In all my years of living in and visiting New York City, I’ve never had a celebrity sighting1. I’ve always felt somehow slighted by this, as if I’d missed out on some crucial newbie New Yorker initiation and couldn’t consider myself part of the tribe until I had this final experience, this top thing on the top twenty list of things. Things like, you know…

  1. seeing the Underwear Cowboy perform in the middle of Times Square
  2. walking by the giant blow-up rat during a labor strike
  3. getting shat upon by a pigeon (after laughing your ass off at your husband-then-boyfriend who got shat upon milliseconds before you)
  4. having someone quote the bible to you loudly on the train as if you are going straight to hell and need to be as prepared as possible
  5. getting followed from the train by a would-be psycho looking to make new friends
  6. giving a tourist directions in all confidence and realizing moments later that you totally sent him the wrong way2, and then dodging into Starbucks for 20 minutes just so he doesn’t come back and see you
  7. getting yelled at in multiple languages for no apparent reason
  8. sitting in something unidentifiable on the subway and then trying to ignore it all day but you can’t, okay, you just can’t
  9. seeing the umbrella graveyard the day after a storm
  10. having to pay rent in cash because the landlord may or may not be in the “family”
  11. falling in the middle of the street in front of oncoming traffic and having people walk faster to get by before the cars come and you know they’re laughing on the inside, too
  12. locking your keys in the car with the car running while pulling partway but not all the way into a parking garage and backing up traffic in Tribeca for 45 minutes during morning rush hour while awaiting a locksmith while everyone curses and beeps and flips you off
  13. paying $15 in ATM fees in a single day
  14. getting serenaded by a mariachi band, a saxophonist, a kettle drummer, an accordianist, and a Christian rapper on the subway in a single commute
  15. accidentally walking around with your skirt tucked right into your stockings and when you notice it and freak out in the middle of the sidewalk and stop and try to rearrange yourself without attracting attention, you realize that you’re standing in front of the David Letterman Show studio right around the time they start looking for crazies like you to put in some comedy sketch about weird New Yorkers
  16. having a coffee guy who sees you every morning and knows how you like your coffee and has it ready for you as you approach and even though you never exchange names, he’s always your coffee guy and this somehow makes you kindred spirits
  17. getting your first Manhattan job and being all young and idealistic only to quickly learn how much the working world sucks
  18. watching someone faint and fall into the subway tracks and helping her out but then secretly being afraid to touch her because like ewww she just fell into the tracks and all you can think is “Ohmigod go home right now and boil yourself!”
  19. elbowing someone stealthily but really, really hard in the ribs after she tried to shove you onto the train, and of course…
  20. sighting aforementioned celebrity.

So how fitting that tonight, during a “Farewell, New York” dinner with a friend at yummy Candle 79, not one, not two, but three celebs sat at the table directly across from us. Our service plummeted dramatically after that, but it was worth it just to have this final New York experience. I resisted the urge to dig out my camera and take a few pics on the down low, because you know, I didn’t want to be that guy at the party. Okay I mean I kind of did want to be that guy, but ultimately I wasn’t. Because someday when I’m Kind of a Big Deal Around Here, I’ll want to dine out in peace without the YA paparazzi trying to sneak shots at me for their blogs3.

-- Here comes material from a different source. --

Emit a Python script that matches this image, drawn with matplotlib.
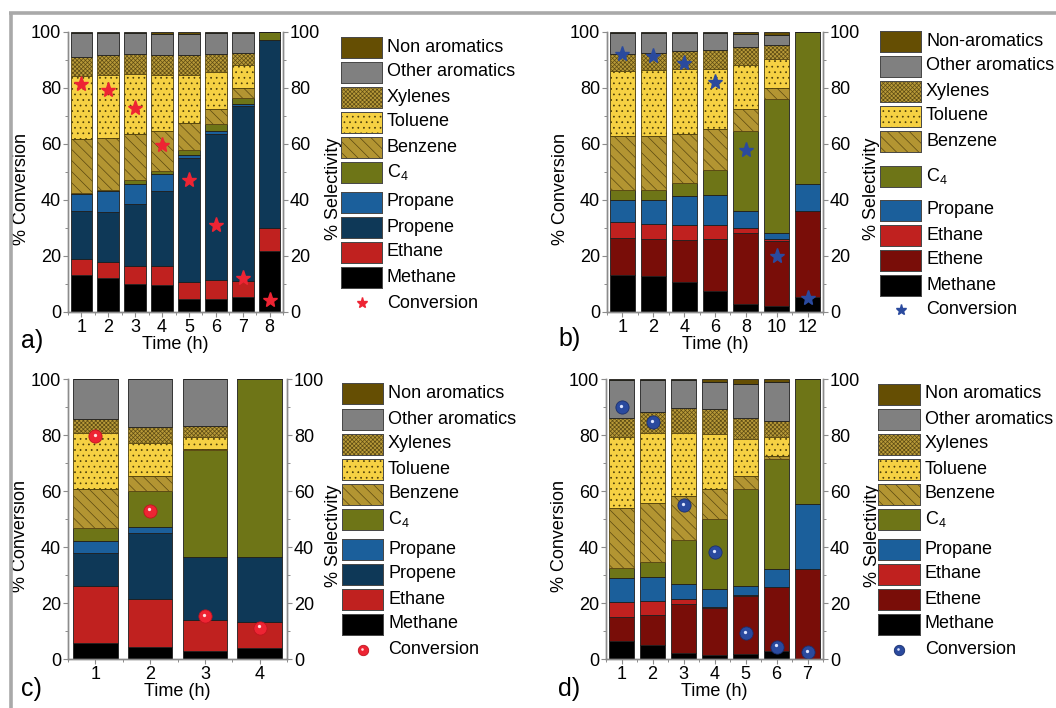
import numpy as np
import matplotlib
matplotlib.use("Agg")
import matplotlib.pyplot as plt
from matplotlib.patches import Rectangle
from matplotlib.lines import Line2D
from matplotlib.ticker import MultipleLocator
from matplotlib.transforms import offset_copy

plt.rcParams['font.family'] = ['Liberation Sans', 'DejaVu Sans']
plt.rcParams['mathtext.fontset'] = 'custom'
plt.rcParams['mathtext.rm'] = 'Liberation Sans'
plt.rcParams['mathtext.it'] = 'Liberation Sans:italic'
plt.rcParams['hatch.linewidth'] = 0.5

# ---------------- data: selectivity (%) per product, conversion (%) ----------------
# panel a
a_time = ['1', '2', '3', '4', '5', '6', '7', '8']
a_methane = [13.1, 12.1, 9.9, 9.5, 4.8, 4.8, 5.4, 21.8]
a_ethane = [5.9, 5.8, 6.5, 7.0, 5.9, 6.7, 5.7, 8.2]
a_propene = [17.0, 17.7, 22.3, 26.7, 44.2, 52.2, 62.5, 67.3]
a_propane = [6.3, 7.6, 7.1, 6.2, 1.2, 0.9, 0.6, 0.0]
a_c4 = [0.3, 0.4, 1.2, 1.0, 1.6, 2.4, 2.3, 2.7]
a_benzene = [19.3, 18.7, 16.5, 14.2, 9.9, 5.6, 3.6, 0.0]
a_toluene = [22.4, 22.3, 21.4, 20.0, 17.0, 13.2, 8.2, 0.0]
a_xylenes = [6.8, 7.1, 7.4, 7.3, 7.3, 6.5, 4.3, 0.0]
a_other = [8.7, 8.1, 7.5, 7.5, 7.5, 7.3, 6.9, 0.0]
a_nonarom = [0.2, 0.2, 0.2, 0.6, 0.6, 0.4, 0.5, 0.0]
a_conversion = [81.5, 79.4, 73.0, 59.8, 47.0, 31.0, 12.1, 4.2]

# panel b
b_time = ['1', '2', '4', '6', '8', '10', '12']
b_methane = [13.1, 12.7, 10.7, 7.4, 3.0, 2.0, 5.4]
b_ethene = [13.4, 13.5, 15.1, 18.8, 25.3, 23.4, 30.6]
b_ethane = [5.8, 5.3, 5.4, 4.8, 1.6, 0.7, 0.0]
b_propane = [7.8, 8.6, 10.1, 10.9, 6.1, 2.2, 9.6]
b_c4 = [3.4, 3.6, 4.7, 8.9, 28.6, 47.9, 54.4]
b_benzene = [19.2, 19.0, 17.7, 14.4, 8.0, 3.9, 0.0]
b_toluene = [23.4, 23.6, 23.2, 21.7, 15.7, 10.4, 0.0]
b_xylenes = [6.2, 6.3, 6.3, 6.8, 6.3, 5.0, 0.0]
b_other = [7.5, 7.2, 6.6, 6.1, 4.8, 3.5, 0.0]
b_nonarom = [0.2, 0.2, 0.2, 0.2, 0.6, 1.0, 0.0]
b_conversion = [92.3, 91.4, 88.9, 82.1, 58.0, 20.1, 5.0]

# panel c
c_time = ['1', '2', '3', '4']
c_methane = [5.8, 4.2, 2.9, 4.0]
c_ethane = [20.4, 17.1, 11.0, 9.2]
c_propene = [11.5, 23.6, 22.4, 23.3]
c_propane = [4.4, 2.1, 0.0, 0.0]
c_c4 = [4.8, 13.1, 38.3, 63.5]
c_benzene = [13.7, 5.3, 0.4, 0.0]
c_toluene = [20.0, 11.9, 4.4, 0.0]
c_xylenes = [5.0, 5.4, 3.9, 0.0]
c_other = [14.4, 17.3, 16.7, 0.0]
c_nonarom = [0.0, 0.0, 0.0, 0.0]
c_conversion = [79.6, 53.0, 15.4, 11.2]

# panel d
d_time = ['1', '2', '3', '4', '5', '6', '7']
d_methane = [6.4, 5.0, 2.3, 1.4, 1.7, 2.9, 0.0]
d_ethene = [8.5, 10.6, 17.2, 16.7, 20.8, 22.9, 32.0]
d_ethane = [5.3, 5.1, 1.9, 0.6, 0.5, 0.0, 0.0]
d_propane = [8.8, 8.7, 5.3, 6.2, 3.2, 6.2, 23.2]
d_c4 = [3.4, 5.4, 15.8, 25.0, 34.4, 39.3, 44.8]
d_benzene = [21.4, 20.8, 15.7, 10.9, 4.8, 1.3, 0.0]
d_toluene = [25.6, 25.0, 22.6, 19.4, 13.1, 6.6, 0.0]
d_xylenes = [6.8, 7.5, 9.0, 9.0, 7.5, 5.8, 0.0]
d_other = [13.6, 11.7, 9.7, 9.8, 12.2, 13.8, 0.0]
d_nonarom = [0.2, 0.2, 0.5, 1.0, 1.8, 1.2, 0.0]
d_conversion = [90.1, 84.5, 55.0, 38.1, 9.2, 4.4, 2.4]

# ---------------- styles (fill, hatch, hatch/edge colour) ----------------
STYLE = {
    'nonarom': dict(fc='#654E03', hatch=None, ec='#1E1E1E'),
    'other':   dict(fc='#808080', hatch=None, ec='#1E1E1E'),
    'xylenes': dict(fc='#B89A38', hatch='xxxxxxxx', ec='#5E4C14'),
    'toluene': dict(fc='#F6D143', hatch='...', ec='#4A3C08'),
    'benzene': dict(fc='#B39532', hatch='\\\\\\', ec='#5A4810'),
    'c4':      dict(fc='#6E7517', hatch=None, ec='#1E1E1E'),
    'propane': dict(fc='#1B5F9B', hatch=None, ec='#1E1E1E'),
    'propene': dict(fc='#0E3857', hatch=None, ec='#1E1E1E'),
    'ethane':  dict(fc='#C0211F', hatch=None, ec='#1E1E1E'),
    'ethene':  dict(fc='#790D08', hatch=None, ec='#1E1E1E'),
    'methane': dict(fc='#000000', hatch=None, ec='#1E1E1E'),
}
RED = '#EE2433'
BLUE = '#2A4A9E'

W, H = 1056, 708
fig = plt.figure(figsize=(W / 100, H / 100), dpi=100)

# overlay in pixel coordinates for the frame and the legends
ov = fig.add_axes([0, 0, 1, 1], zorder=5)
ov.set_xlim(0, W)
ov.set_ylim(H, 0)
ov.axis('off')
ov.patch.set_alpha(0)

SPINE = '#8C8C8C'
FS = 13


def px_rect(x0, x1, ytop, ybot):
    return [x0 / W, 1 - ybot / H, (x1 - x0) / W, (ybot - ytop) / H]


def ball(ax, xs, ys, col, edge, shine, ms, trans):
    ax.plot(xs, ys, ls='none', marker='o', ms=ms, color=col, mec=edge, mew=0.6,
            zorder=5, transform=trans)
    hi = offset_copy(trans, fig=fig, x=-0.8, y=1.2, units='dots')
    ax.plot(xs, ys, ls='none', marker='o', ms=ms * 0.25, color=shine, mew=0,
            zorder=6, transform=hi)


def conv_marker(ax, xs, ys, kind):
    if kind == 'star_red':
        ax.plot(xs, ys, ls='none', marker='*', ms=11, color=RED, mec=RED, zorder=5)
    elif kind == 'star_blue':
        ax.plot(xs, ys, ls='none', marker='*', ms=11, color=BLUE, mec=BLUE, zorder=5)
    elif kind == 'ball_red':
        ball(ax, xs, ys, RED, '#C0141F', '#FFE0E0', 9.5, ax.transData)
    else:
        ball(ax, xs, ys, BLUE, '#1A2F6E', '#DDE5FF', 9.5, ax.transData)


def style_axis(ax):
    ax.set_ylim(0, 100)
    ax.yaxis.set_major_locator(MultipleLocator(20))
    ax.yaxis.set_minor_locator(MultipleLocator(10))
    for s in ('left', 'bottom', 'right'):
        ax.spines[s].set_color(SPINE)
        ax.spines[s].set_linewidth(1.0)
    ax.spines['top'].set_visible(False)
    ax.tick_params(which='major', direction='out', length=3.5, width=0.8,
                   color=SPINE, labelsize=FS, pad=1.5)
    ax.tick_params(which='minor', direction='out', length=2, width=0.7, color=SPINE)


def draw_panel(rect, times, series, conversion, kind, sel_x):
    ax = fig.add_axes(rect)
    x = np.arange(len(times))
    bottom = np.zeros(len(times))
    for key, vals in series:
        vals = np.asarray(vals, dtype=float)
        st = STYLE[key]
        ax.bar(x, vals, 0.81, bottom=bottom, color=st['fc'], hatch=st['hatch'],
               edgecolor=st['ec'], linewidth=0.6, zorder=2)
        bottom += vals
    conv_marker(ax, x, conversion, kind)

    ax.set_xlim(-0.5, len(times) - 0.5)
    ax.set_xticks(x)
    ax.set_xticklabels(times)
    ax.xaxis.set_minor_locator(MultipleLocator(0.5))
    style_axis(ax)
    ax.set_ylabel('% Conversion', fontsize=FS)
    ax.yaxis.set_label_coords(-0.177, 0.44)
    ax.set_xlabel('Time (h)', fontsize=FS)
    ax.xaxis.label.set_va('center')
    ax.xaxis.set_label_coords(0.5, -0.117)

    ax2 = ax.twinx()
    style_axis(ax2)
    ax2.set_ylabel('% Selectivity', fontsize=FS)
    ax2.yaxis.set_label_coords(sel_x, 0.44)
    return ax


def draw_legend(x0, x1, tx, entries, kind):
    for label, key, yc in entries:
        if key is None:
            xc = (x0 + x1) / 2
            if kind.startswith('star'):
                col = RED if kind == 'star_red' else BLUE
                ov.plot([xc], [yc], ls='none', marker='*', ms=8, color=col)
            elif kind == 'ball_red':
                ball(ov, [xc], [yc], RED, '#C0141F', '#FFE0E0', 7.5, ov.transData)
            else:
                ball(ov, [xc], [yc], BLUE, '#1A2F6E', '#DDE5FF', 7.5, ov.transData)
        else:
            st = STYLE[key]
            ov.add_patch(Rectangle((x0, yc - 10.5), x1 - x0, 21, facecolor=st['fc'],
                                   hatch=st['hatch'], edgecolor=st['ec'], linewidth=0.6))
            ov.add_patch(Rectangle((x0, yc - 10.5), x1 - x0, 21, facecolor='none',
                                   edgecolor='#4A4A4A', linewidth=0.7))
        ov.text(tx, yc, label, fontsize=FS, va='center', ha='left')


# ---------------- panels ----------------
draw_panel(px_rect(68, 283, 32, 312), a_time,
           [('methane', a_methane), ('ethane', a_ethane), ('propene', a_propene),
            ('propane', a_propane), ('c4', a_c4), ('benzene', a_benzene),
            ('toluene', a_toluene), ('xylenes', a_xylenes), ('other', a_other),
            ('nonarom', a_nonarom)],
           a_conversion, 'star_red', 1.195)

draw_panel(px_rect(607, 823, 32, 312), b_time,
           [('methane', b_methane), ('ethene', b_ethene), ('ethane', b_ethane),
            ('propane', b_propane), ('c4', b_c4), ('benzene', b_benzene),
            ('toluene', b_toluene), ('xylenes', b_xylenes), ('other', b_other),
            ('nonarom', b_nonarom)],
           b_conversion, 'star_blue', 1.185)

draw_panel(px_rect(68, 287, 379, 659), c_time,
           [('methane', c_methane), ('ethane', c_ethane), ('propene', c_propene),
            ('propane', c_propane), ('c4', c_c4), ('benzene', c_benzene),
            ('toluene', c_toluene), ('xylenes', c_xylenes), ('other', c_other),
            ('nonarom', c_nonarom)],
           c_conversion, 'ball_red', 1.173)

draw_panel(px_rect(606, 823, 379, 659), d_time,
           [('methane', d_methane), ('ethene', d_ethene), ('ethane', d_ethane),
            ('propane', d_propane), ('c4', d_c4), ('benzene', d_benzene),
            ('toluene', d_toluene), ('xylenes', d_xylenes), ('other', d_other),
            ('nonarom', d_nonarom)],
           d_conversion, 'ball_blue', 1.19)

# ---------------- legends ----------------
C4 = 'C$_4$'
draw_legend(341, 382, 387, [
    ('Non aromatics', 'nonarom', 47), ('Other aromatics', 'other', 72),
    ('Xylenes', 'xylenes', 97), ('Toluene', 'toluene', 122),
    ('Benzene', 'benzene', 147), (C4, 'c4', 172), ('Propane', 'propane', 202),
    ('Propene', 'propene', 227), ('Ethane', 'ethane', 252),
    ('Methane', 'methane', 277), ('Conversion', None, 303)], 'star_red')

draw_legend(880, 921, 926, [
    ('Non-aromatics', 'nonarom', 41), ('Other aromatics', 'other', 66),
    ('Xylenes', 'xylenes', 91), ('Toluene', 'toluene', 116),
    ('Benzene', 'benzene', 141), (C4, 'c4', 176), ('Propane', 'propane', 210),
    ('Ethane', 'ethane', 235), ('Ethene', 'ethene', 260),
    ('Methane', 'methane', 285), ('Conversion', None, 310)], 'star_blue')

draw_legend(342, 383, 388, [
    ('Non aromatics', 'nonarom', 393), ('Other aromatics', 'other', 419),
    ('Xylenes', 'xylenes', 444), ('Toluene', 'toluene', 469),
    ('Benzene', 'benzene', 494), (C4, 'c4', 519), ('Propane', 'propane', 549),
    ('Propene', 'propene', 574), ('Ethane', 'ethane', 599),
    ('Methane', 'methane', 624), ('Conversion', None, 650)], 'ball_red')

draw_legend(878, 920, 925, [
    ('Non aromatics', 'nonarom', 394), ('Other aromatics', 'other', 419),
    ('Xylenes', 'xylenes', 444), ('Toluene', 'toluene', 469),
    ('Benzene', 'benzene', 494), (C4, 'c4', 519), ('Propane', 'propane', 549),
    ('Ethane', 'ethane', 574), ('Ethene', 'ethene', 599),
    ('Methane', 'methane', 624), ('Conversion', None, 650)], 'ball_blue')

# panel letters
for txt, xp, yp in [('a)', 21, 341), ('b)', 558, 339), ('c)', 21, 689), ('d)', 558, 689)]:
    ov.text(xp, yp, txt, fontsize=18, ha='left', va='center')

# outer frame (top and left edges)
ov.add_line(Line2D([9, W], [13, 13], color='#A9A9A9', lw=2.6, solid_capstyle='butt'))
ov.add_line(Line2D([10.5, 10.5], [12, H], color='#A9A9A9', lw=2.6, solid_capstyle='butt'))

fig.savefig('out.png', dpi=100)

Wait, is there a YA paparazzi? I don’t even know. Either way, now I can leave New York next week feeling completely initiated!

Can you guess the celeb identities from these hints?

  • Celeb #1: Ordered a virgin bloody mary. As a recovering alcoholic bartender, he tries to stay away from the sauce.
  • Celeb #2: After the waitress described the chef’s own special creation — curry-encrusted, fig-garnished seitan over cauliflower and brown basmati rice — he replied, “yeah, but your chefs were so preoccupied with whether or not they could, they didn’t stop to think if they should.”
  • Celeb #3: Ordered rabbit stew. It was kind awkward, considering Candle 79 is a vegan joint, but when she held up that big knife, the waitress knew she wasn’t messing around.

1. Unless you count that time I was carrying giant clunky heavy boxes by myself from my office on Broadway to my new office on Duane Street because my boss decided to go out of town during our moving day and the then-mayor of New York, Rudy Giuliani, stormed right by me, yelling at his minions who looked like they might have offered to help me if they’re scary tyrannical boss wasn’t there. Or the time I was ordering lunch in the deli across from work and made a joke about the guy in the sunglasses paying for my sandwich, so he looked over and called me a wisenheimer… he may or may not have been Al Pacino, but I’ve no documented proof and as Alex knows, I’m not always so good with faces.
2. This just happened to me last night, actually.
3. Seriously. You can totally blog-stalk me. Actually I want you to blog-stalk me. Please?